これらの現代的解釈は古代の神話と完全に一致するわけではありませんが、神々の性格や関係性の複雑さを現代に伝える役割を果たしています。
最強神は時代によって変わる?
興味深いことに、「最強の神」という概念は時代や文化によって変化してきました。
古代ギリシャにおける変遷
古代ギリシャでも、時代や地域によって最も崇拝される神は異なっていました。例えば:
- ミケーネ文明では、ポセイドンが最も重要な神として崇拝されていた形跡があります。
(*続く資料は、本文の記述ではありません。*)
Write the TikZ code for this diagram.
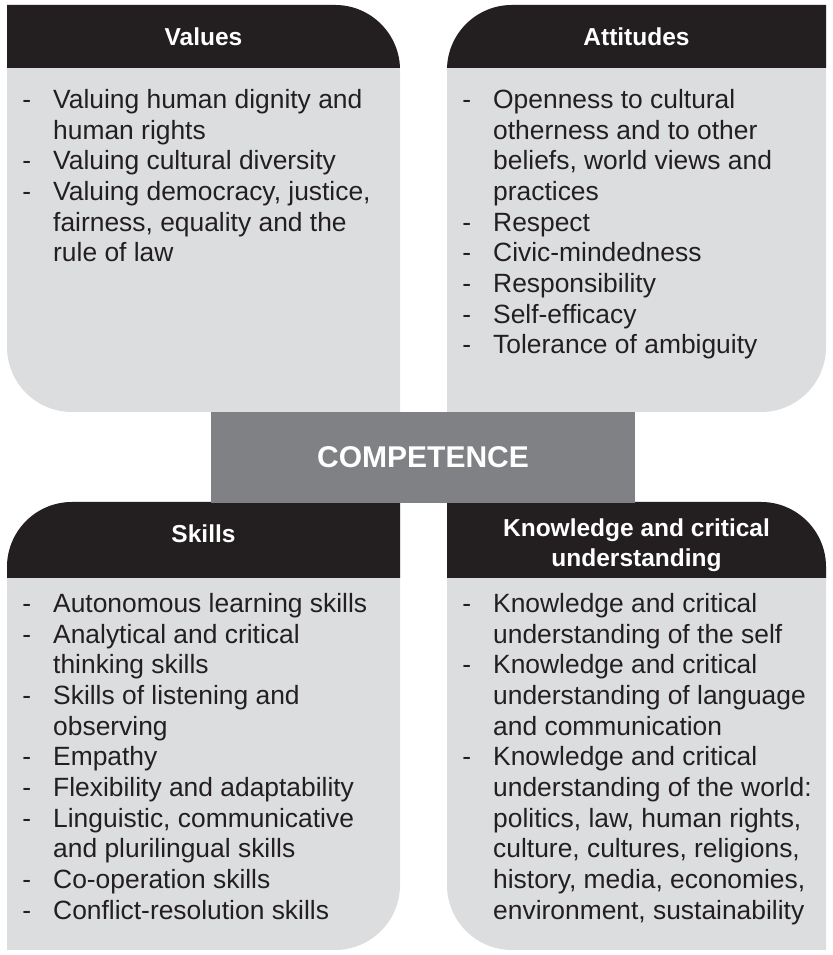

- アテネでは当然ながらアテナが最高の神として崇められていました。
- デルフォイではアポロンが、エレウシスではデメテルが特に重要視されていました。
ゼウスが汎ギリシャ的な最高神として確立されたのは、比較的後期の発展と言えるかもしれません。

現代解釈の多様性
現代のポップカルチャーでは、作品によって「最強の神」が異なる場合があります:
- 先述の「聖闘士星矢」ではアテナが最も崇高な存在として描かれています。
- 「ワンダーウーマン」などのDCコミックスの作品では、アレスが特に強力な敵として描かれることがあります。
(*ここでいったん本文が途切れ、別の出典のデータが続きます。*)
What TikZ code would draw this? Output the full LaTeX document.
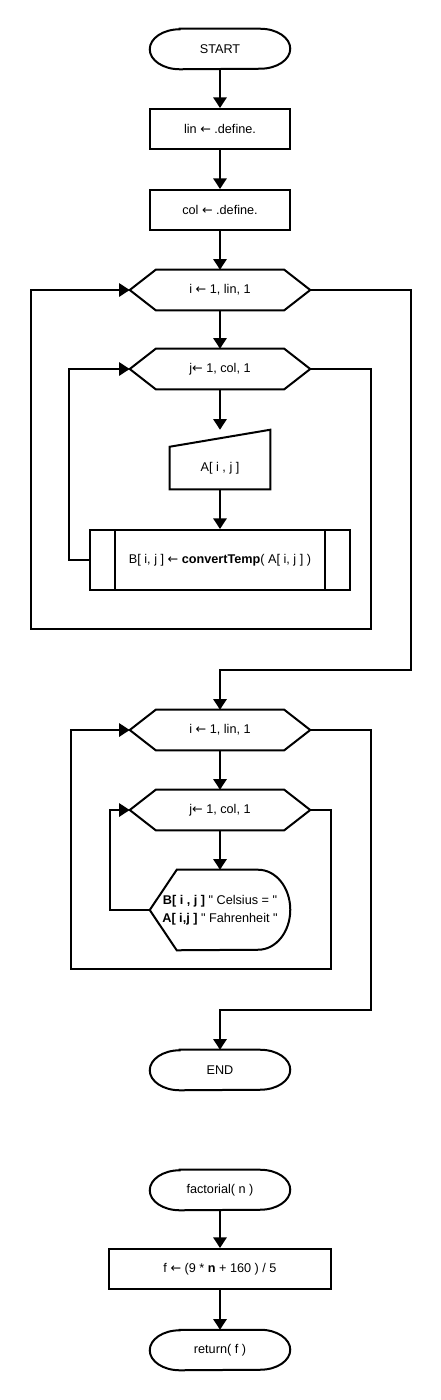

- 「マーベル・シネマティック・ユニバース」では、ゼウスはあまり目立たず、代わりにトールなど北欧神話の神々が前面に出ています。
総合評価:最強神は?
すべての神話の記述と現代の解釈を考慮した上で、最強の神を決めるとすれば、やはりゼウスが最有力候補となるでしょう。彼は:
- 神々の王として認められている
- タイタノマキアとギガントマキアの両方で勝利を導いた
- 雷霆という最強の武器を持っている
- 変身能力など多様な特殊能力を持つ
しかし、「強さ」の定義によっては、他の神々も「最強」の称号を主張できます:
- 純粋な戦闘力:アレス(ただし戦略に欠ける)
- 知性と戦略:アテナ
- 技術力:ヘパイストス
- 影響力の広さ:アフロディテ(愛の力で神々すら操る)
結局のところ、ギリシャ神話の魅力は、単純な力の序列だけでなく、神々のそれぞれの個性と相互関係にあるのかもしれません。彼らは超人的な力を持ちながらも、非常に人間的な欠点や感情を持つ存在として描かれており、そこに私たちは3000年以上経った今でも共感を覚えるのです。